I’m listening to a set of three pieces all about the same length (again?) by Erik Blennow Calälv, with pianist/composer Lisa Ullén, Finn Loxbo on guitar with Ryan Packard on percussion and electronics to accompany Calälv’s bass clarinet. They’re all experienced and judicious improvisers, so I presume there’s an openness to the scores to allow the slow but free interplay that flows through each piece. Each piece – Bi, In yo & Iwato – is apparently based on a traditional Japanese scales, but what with the overall texture and Ullén’s prepared piano goddamn it sounds just like Magnus Granberg to me. I mean, that’s great and all, but still. The smaller scale adds to a more accessible intimacy, so if you’re pressed for time then this album’s a good way to get a surrogate Granberg fix in more manageable chunks.

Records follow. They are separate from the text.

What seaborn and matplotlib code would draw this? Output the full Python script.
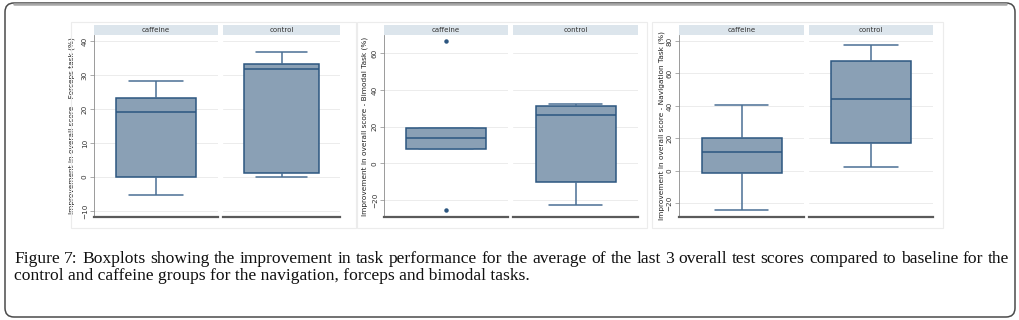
import matplotlib
matplotlib.use("Agg")
import matplotlib.pyplot as plt
import seaborn as sns
from matplotlib.patches import FancyBboxPatch, Rectangle
from matplotlib.transforms import IdentityTransform

# five-number summaries (min, q1, median, q3, max)
groups = ["caffeine", "control"]
forceps_caffeine = [-5.2, 0.0, 19.2, 23.2, 28.2]
forceps_control = [0.0, 1.2, 31.8, 33.4, 36.7]
bimodal_caffeine = [-25.5, 7.6, 13.6, 19.3, 66.7]
bimodal_control = [-22.9, -10.0, 26.2, 31.5, 32.2]
navigation_caffeine = [-24.3, -1.5, 11.6, 20.0, 40.6]
navigation_control = [2.2, 17.0, 44.1, 67.7, 77.7]

ylabels = ["Improvement in overall score - Forceps task (%)",
           "Improvement in overall score - Bimodal Task (%)",
           "Improvement in overall score - Navigation Task (%)"]
yticks = [[-10, 0, 10, 20, 30, 40],
          [-20, 0, 20, 40, 60],
          [-20, 0, 20, 40, 60, 80]]
caption_1 = ("Figure 7: Boxplots showing the improvement in task performance for the average of the "
             "last 3 overall test scores compared to baseline for the")
caption_2 = "control and caffeine groups for the navigation, forceps and bimodal tasks."

panels = [
    dict(data=[forceps_caffeine, forceps_control], ylim=(-11.8, 41.8), x=[94, 223], w=[124, 117],
         box=(71, 356), labx=-19),
    dict(data=[bimodal_caffeine, bimodal_control], ylim=(-29.3, 70.0), x=[384, 513], w=[124, 125],
         box=(357, 647), labx=-16),
    dict(data=[navigation_caffeine, navigation_control], ylim=(-28.4, 83.7), x=[679, 809], w=[125, 124],
         box=(652, 943), labx=-14),
]

sns.set_style("white")
plt.rcParams["font.family"] = ["DejaVu Sans"]

W, H = 1019, 320
fig = plt.figure(figsize=(W / 100, H / 100), dpi=100)

fill = "#8aa0b5"
edge = "#2c5680"
whisk = "#4a6f94"
strip_c = "#dce5ec"
top_px, bot_px = 35, 217

for i, p in enumerate(panels):
    # faint outer frame of each graph
    fig.patches.append(Rectangle((p["box"][0] / W, 1 - 228 / H), (p["box"][1] - p["box"][0]) / W,
                                 (228 - 22) / H, transform=fig.transFigure, fill=False,
                                 edgecolor="#ececec", lw=0.8))
    for j, g in enumerate(groups):
        ax = fig.add_axes([p["x"][j] / W, 1 - bot_px / H, p["w"][j] / W, (bot_px - top_px) / H])
        sns.boxplot(y=p["data"][j], ax=ax, width=0.64, color=fill, linecolor=edge,
                    saturation=1, linewidth=1.1, whis=1.5, fliersize=2.2,
                    flierprops=dict(marker="o", markerfacecolor=edge, markeredgecolor=edge))
        # widen the whisker caps like the Stata look
        for ln in ax.lines:
            xd, yd = list(ln.get_xdata()), list(ln.get_ydata())
            if len(xd) == 2 and xd[0] == xd[1]:
                ln.set_color(whisk)
            elif len(xd) == 2 and yd[0] == yd[1] and abs(xd[1] - xd[0]) < 0.6:
                ln.set_xdata([-0.215, 0.215])
                ln.set_color(whisk)
        ax.set_xlim(-0.5, 0.5)
        ax.set_ylim(*p["ylim"])
        ax.set_yticks(yticks[i])
        ax.set_xticks([])
        ax.yaxis.grid(True, color="#ececec", lw=0.7)
        ax.set_axisbelow(True)
        for s in ["top", "right", "left"]:
            ax.spines[s].set_visible(False)
        ax.spines["bottom"].set_color("#5a5a5a")
        ax.spines["bottom"].set_linewidth(1.6)
        if j == 0:
            ax.spines["left"].set_visible(True)
            ax.spines["left"].set_color("#8a8a8a")
            ax.spines["left"].set_linewidth(0.6)
            ax.tick_params(axis="y", length=3, width=0.5, color="#8a8a8a", pad=1.5,
                           labelsize=5.2, labelcolor="#333333", left=True)
            for t in ax.get_yticklabels():
                t.set_rotation(90)
                t.set_va("center")
            ax.set_ylabel(ylabels[i], fontsize=5.3, color="#222222")
            ax.yaxis.set_label_coords(p["labx"] / p["w"][j], 0.5)
        else:
            ax.tick_params(axis="y", left=False, labelleft=False)
            ax.set_ylabel("")
        # strip header
        sh = 10 / (bot_px - top_px)
        ax.add_patch(Rectangle((0, 1), 1, sh, transform=ax.transAxes, clip_on=False,
                               facecolor=strip_c, edgecolor="none"))
        ax.text(0.5, 1 + sh / 2, g, transform=ax.transAxes, ha="center", va="center",
                fontsize=5, color="#333333")

# rounded outer border
fig.patches.append(FancyBboxPatch((5, H - 317), 1010, 314, boxstyle="round,pad=0,rounding_size=9",
                                  transform=IdentityTransform(), fill=False, edgecolor="#4a4a4a",
                                  lw=1.1))
fig.lines.append(plt.Line2D([14 / W, 1006 / W], [1 - 3.5 / H, 1 - 3.5 / H], transform=fig.transFigure,
                            color="#a8a8a8", lw=1.8))

# caption, first line justified word by word
fig.canvas.draw()
renderer = fig.canvas.get_renderer()
serif = ["Liberation Serif", "DejaVu Serif"]
fs = 12.6


def put_justified(words, y_px, x0, x1):
    texts = [fig.text(0, 1 - y_px / H, w, fontsize=fs, family=serif, va="baseline", ha="left",
                      color="#111111") for w in words]
    widths = [t.get_window_extent(renderer).width for t in texts]
    gap = (x1 - x0 - sum(widths)) / (len(words) - 1)
    x = x0
    for t, w in zip(texts, widths):
        t.set_x(x / W)
        x += w + gap


put_justified(caption_1.split(), 263, 14, 1009)
fig.text(14 / W, 1 - 280 / H, caption_2, fontsize=fs, family=serif, va="baseline", ha="left",
         color="#111111")

fig.savefig("out.png", dpi=100)
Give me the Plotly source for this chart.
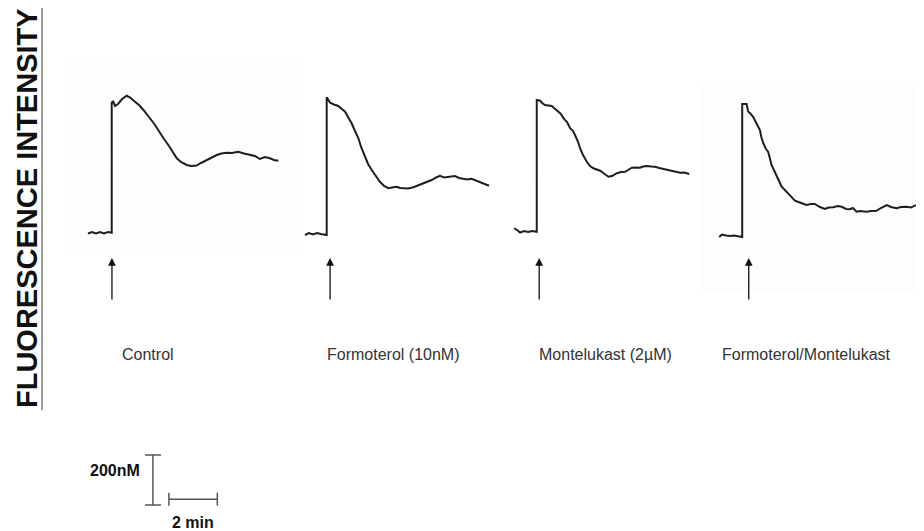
import plotly.graph_objects as go

# ---- data: time relative to stimulation (min), [Ca2+] relative to baseline (nM)
control_t = [-0.98, -0.81, -0.65, -0.48, -0.32, -0.15, 0.0, 0.0, 0.05, 0.14, 0.26, 0.43, 0.62, 0.76, 0.96,
             1.13, 1.31, 1.46, 1.58, 1.79, 2.0, 2.16, 2.34, 2.49, 2.69, 2.86, 3.10, 3.28, 3.51, 3.69, 3.93,
             4.10, 4.34, 4.53, 4.75, 4.97, 5.23, 5.47, 5.71, 5.92, 6.12, 6.33, 6.54, 6.70, 6.88]
control_v = [-3, 3, -3, 3, -3, 3, 0, 520, 527, 507, 515, 535, 548, 541, 524,
             511, 491, 475, 458, 431, 398, 375, 351, 327, 298, 283, 271, 267, 269, 279, 291,
             299, 311, 317, 320, 319, 324, 317, 311, 307, 295, 303, 298, 291, 288]

formo_t = [-0.90, -0.73, -0.57, -0.40, -0.24, 0.0, 0.0, 0.14, 0.30, 0.48, 0.63, 0.76, 0.88, 1.03, 1.17,
           1.31, 1.42, 1.58, 1.71, 1.86, 2.04, 2.20, 2.37, 2.55, 2.70, 2.89, 3.03, 3.17, 3.36, 3.58,
           3.77, 3.99, 4.19, 4.34, 4.52, 4.68, 4.85, 4.96, 5.14, 5.30, 5.47, 5.64, 5.80, 5.99, 6.17,
           6.33, 6.50, 6.71]
formo_v = [-4, 4, -2, 4, 0, -4, 547, 525, 518, 512, 500, 489, 468, 443, 412,
           383, 348, 309, 280, 256, 230, 209, 192, 183, 186, 189, 184, 183, 182, 187,
           194, 203, 212, 216, 226, 233, 226, 227, 230, 232, 224, 221, 218, 221, 214,
           209, 204, 193]

monte_t = [-0.94, -0.81, -0.69, -0.52, -0.36, -0.19, 0.0, 0.0, 0.14, 0.22, 0.34, 0.62, 0.76, 0.89, 1.00,
           1.10, 1.25, 1.38, 1.50, 1.58, 1.71, 1.79, 1.91, 2.07, 2.20, 2.34, 2.49, 2.62, 2.78, 2.96,
           3.11, 3.31, 3.49, 3.65, 3.77, 3.93, 4.10, 4.27, 4.40, 4.55, 4.73, 4.89, 5.06, 5.23, 5.39,
           5.58, 5.76, 5.93, 6.10, 6.30]
monte_v = [14, 7, -3, 3, -1, 3, 0, 527, 524, 515, 507, 503, 491, 480, 471,
           454, 439, 414, 403, 387, 359, 334, 307, 280, 263, 254, 247, 244, 233, 220,
           223, 234, 239, 240, 247, 256, 257, 256, 261, 263, 261, 260, 255, 251, 249,
           244, 241, 236, 237, 231]

combo_t = [-0.95, -0.84, -0.67, -0.51, -0.34, -0.18, 0.0, 0.0, 0.18, 0.25, 0.32, 0.45, 0.61, 0.73, 0.79,
           0.87, 0.98, 1.07, 1.14, 1.21, 1.31, 1.42, 1.52, 1.63, 1.76, 1.90, 2.01, 2.18, 2.38, 2.66,
           2.84, 3.00, 3.21, 3.42, 3.58, 3.76, 3.95, 4.11, 4.29, 4.45, 4.57, 4.73, 4.87, 5.14, 5.32,
           5.55, 5.73, 5.97, 6.15, 6.38, 6.56, 6.79, 6.97, 7.14, 7.30, 7.48]
combo_v = [-1, 9, 5, 3, 5, 1, -1, 531, 531, 500, 495, 480, 451, 427, 399,
           374, 351, 340, 315, 287, 267, 247, 223, 200, 187, 174, 163, 144, 137, 127,
           131, 131, 119, 111, 117, 118, 123, 120, 111, 110, 115, 100, 103, 100, 103,
           104, 115, 127, 119, 114, 119, 120, 117, 123, 131, 134]

labels = ["Control", "Formoterol (10nM)", "Montelukast (2\u00b5M)", "Formoterol/Montelukast"]
series_t = [control_t, formo_t, monte_t, combo_t]
series_v = [control_v, formo_v, monte_v, combo_v]

scale_nm = 200      # nM
scale_min = 2       # min
scale_nm_label = "200nM"
scale_min_label = "2 min"
y_title = "FLUORESCENCE INTENSITY"

# ---- layout constants (global axis: minutes / nM)
OFF = 8                      # page body margin of the browser
W, H = 924 - OFF, 531 - OFF
PX_PER_MIN = 24.2
NM_PER_PX = 4.0


def pxx(x):  # reference-pixel x -> paper
    return (x - OFF) / W


def pxy(y):  # reference-pixel y -> paper
    return 1 - (y - OFF) / H


stim_x = [4.616, 13.50, 22.18, 30.67]
base_y = [1193, 1188, 1197, 1177]
arrow_dx = [0.01, 0.14, 0.10, 0.27]
label_x = [4.96, 13.43, 22.19, 29.75]
label_y = 708
arrow_tip, arrow_tail = 1092, 920

fig = go.Figure()

for t, v, sx, by in zip(series_t, series_v, stim_x, base_y):
    fig.add_trace(go.Scatter(x=[sx + a for a in t], y=[by + b for b in v], mode="lines",
                             line=dict(color="#1e1e1e", width=2), hoverinfo="skip", showlegend=False))

annotations = []
for sx, dx, lx, lab in zip(stim_x, arrow_dx, label_x, labels):
    annotations.append(dict(x=sx + dx, y=arrow_tip, ax=sx + dx, ay=arrow_tail, xref="x", yref="y",
                            axref="x", ayref="y", showarrow=True, arrowhead=2, arrowsize=1.2,
                            arrowwidth=1.3, arrowcolor="#111", text=""))
    annotations.append(dict(x=lx, y=label_y, xref="x", yref="y", text=lab, showarrow=False,
                            xanchor="left", yanchor="middle",
                            font=dict(family="Liberation Sans, Arial", size=16, color="#333")))

# scale bars
vb_x = 6.32
vb_y0 = 104
hb_x0 = 6.98
hb_y = 127
cap = 0.33
tick = 26
fig.add_trace(go.Scatter(x=[vb_x, vb_x, None, vb_x - cap, vb_x + cap, None, vb_x - cap, vb_x + cap],
                         y=[vb_y0, vb_y0 + scale_nm, None, vb_y0, vb_y0, None, vb_y0 + scale_nm, vb_y0 + scale_nm],
                         mode="lines", line=dict(color="#555", width=1.5), hoverinfo="skip", showlegend=False))
fig.add_trace(go.Scatter(x=[hb_x0, hb_x0 + scale_min, None, hb_x0, hb_x0, None, hb_x0 + scale_min, hb_x0 + scale_min],
                         y=[hb_y, hb_y, None, hb_y - tick, hb_y + tick, None, hb_y - tick, hb_y + tick],
                         mode="lines", line=dict(color="#555", width=1.5), hoverinfo="skip", showlegend=False))
annotations.append(dict(x=5.88, y=244, xref="x", yref="y", text="<b>" + scale_nm_label + "</b>",
                        showarrow=False, xanchor="right", yanchor="middle",
                        font=dict(family="Liberation Sans, Arial", size=16, color="#111")))
annotations.append(dict(x=hb_x0 + scale_min / 2, y=36, xref="x", yref="y", text="<b>" + scale_min_label + "</b>",
                        showarrow=False, xanchor="center", yanchor="middle",
                        font=dict(family="Liberation Sans, Arial", size=16, color="#111")))
annotations.append(dict(x=pxx(27), y=pxy(208), xref="paper", yref="paper", text="<b>" + y_title + "</b>",
                        textangle=-90, showarrow=False, xanchor="center", yanchor="middle",
                        font=dict(family="Liberation Sans, Arial", size=29, color="#111")))

shapes = [
    dict(type="rect", xref="paper", yref="paper", x0=pxx(65), x1=pxx(298), y0=pxy(253), y1=pxy(57),
         fillcolor="#fdfdfd", line=dict(width=0), layer="below"),
    dict(type="rect", xref="paper", yref="paper", x0=pxx(700), x1=1, y0=pxy(292), y1=pxy(86),
         fillcolor="#fdfdfd", line=dict(width=0), layer="below"),
    dict(type="line", xref="paper", yref="paper", x0=pxx(42), x1=pxx(42), y0=pxy(410), y1=pxy(8),
         line=dict(color="#777", width=1.5)),
]

fig.update_layout(
    width=W, height=H, margin=dict(l=0, r=0, t=0, b=0),
    paper_bgcolor="white", plot_bgcolor="rgba(0,0,0,0)",
    xaxis=dict(range=[OFF / PX_PER_MIN, 924 / PX_PER_MIN], visible=False, fixedrange=True),
    yaxis=dict(range=[0, H * NM_PER_PX], visible=False, fixedrange=True),
    annotations=annotations, shapes=shapes, showlegend=False,
)

fig.write_html("out.html")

Isolation Pianos (2): Lisa Ullén, Bobby Mitchell, Frederic Rzewski

Tuesday 30 June 2020

More odious comparisons: pianos, this time. This was going to get posted yesterday and include Alex White’s Transductions but I got a bit carried away about that one. I’m catching up on Takuroku’s weekly set of releases by musicians working in self-isolation over the past few months. Lisa Ullén’s Gold, 20-minute solo for prepared piano, was recorded in her living room on 1 June and I’ve just finished listening to it for a second time. Prepared piano is a difficult medium for musical expression; the overbearing timbres tend to push composers into resorting to extremes, either extravagant pyrotechnics or carefully isolated gems of sound. Ullén here stakes out a middle ground, and perhaps suffers for it. With paper threaded through the piano strings, she sets up a buzzing haze through which clear tones gradually emerge. From there, her concentration turns from timbral density to variety, picking out deliberate melodic fragments mixing muted and untreated piano notes. That middle ground of avoiding extremes makes it all feel a little safe, but then this piece isn’t about creating and resolving tension. It’s an extended study in contrasting timbres and textures, with the latter half cannily avoiding any perceptible shape to balance out the former.

Pianist Bobby Mitchell has given Takuroku something that’s as close to trad as the series will presumably get, with a suite of pieces from Frederic Rzewski’s Songs of Insurrection. A veritable Old Master of virtuoso piano composition, Rzewski shows that his compositional and motivational spark are as vital as ever with this piano cycle composed in 2016, drawing material and inspiration from popular songs of World War II soldiers, partisans and civil rights protesters. The slightly rough-and-ready recording conditions suit the idiom perfectly and Mitchell gets stuck in with the right attitude, playing with an athelticism that always lands with feet planted firmly on the ground, with a tenderness that’s never soft-hearted. There’s a great unity of purpose here between composer and pianist, each unafraid to get into some dense passages without fear of getting the listener muddled. Right now, there’s no other legitimate way to get hold of a recording of this piece so it’s kind of essential for late Rzewski.